The applicants argued that the CC’s concerns were limited to sales and marketing and that the effects of joint decision-making in these two areas did not provide any adequate basis for imposing a HSM. However, the CAT held that on the evidence submitted, the CC’s overarching concern was that under the applicants’ proposals the merged businesses would still have only one “directing mind”. As a consequence, there was no safeguard that each of the businesses would be managed separately. Given that the applicants had already taken significant steps to integrate the two businesses, it was not disproportionate for the CC to consider that an external safeguard, in the form of a HSM, was necessary.
The CAT rejected the applicants’ submissions that there was no role for a HSM to play. The CAT commented that the HSM would hold ultimate responsibility for the management of the STG business with all the normal responsibilities of the CEO of a business. The CAT further noted that while the ultimate structure envisaged by the Directions was complex and involved an imposition on STG, such complexity had arisen largely because the applicants continued an integration programme when they could have foreseen that a reference was possible.
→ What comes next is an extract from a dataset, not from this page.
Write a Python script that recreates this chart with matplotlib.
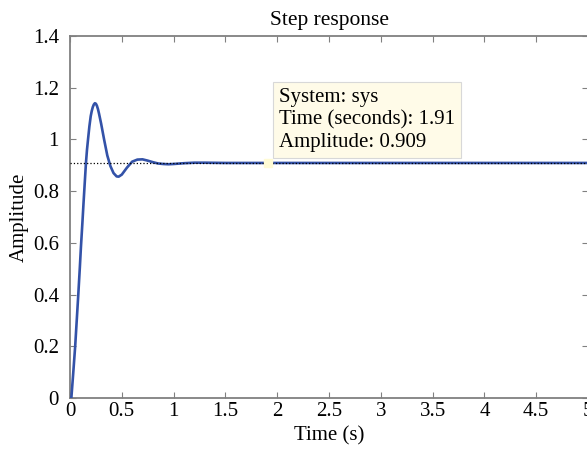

The degree of integration made it more, not less, important to appoint a HSM.
The CAT concluded that the CC had acted within its margin of appreciation in deciding that it was necessary to appoint an independent HSM to be ultimately responsible for the STG business during the remainder of the CC’s inquiry.
The applicants brought an alternative challenge to other restrictions imposed by the Directions. In particular, they challenged the terms of the provision which limited the flow of confidential information between the two businesses to that which was “strictly necessary” in the ordinary course of business. The CAT dismissed the application, holding that there was nothing unreasonable or unworkable in such restrictions.
This is the first test in the CAT of the CC’s powers to prevent pre-emptive action under sections 80 and 81 of the Act. This was also the first case in which the CC has made an interim order under section 81.
The CC has welcomed the CAT’s judgment, commenting that it established the very important principle that the CC can, where necessary “take appropriate action to ensure that companies in a merger inquiry stay as separable, viable businesses, capable of competing with each other”.
The CC, having provisionally found that the merger leads to a substantial lessening of competition, is consulting on its remedies.
Source: Stericycle International LLC, Stericycle International Limited, Sterile Technologies Group Limited v Competition Commission, case 1070/4/8/06, judgment of 19 September 2006 ([2006 CAT 21). Competition Commission press release 50.06.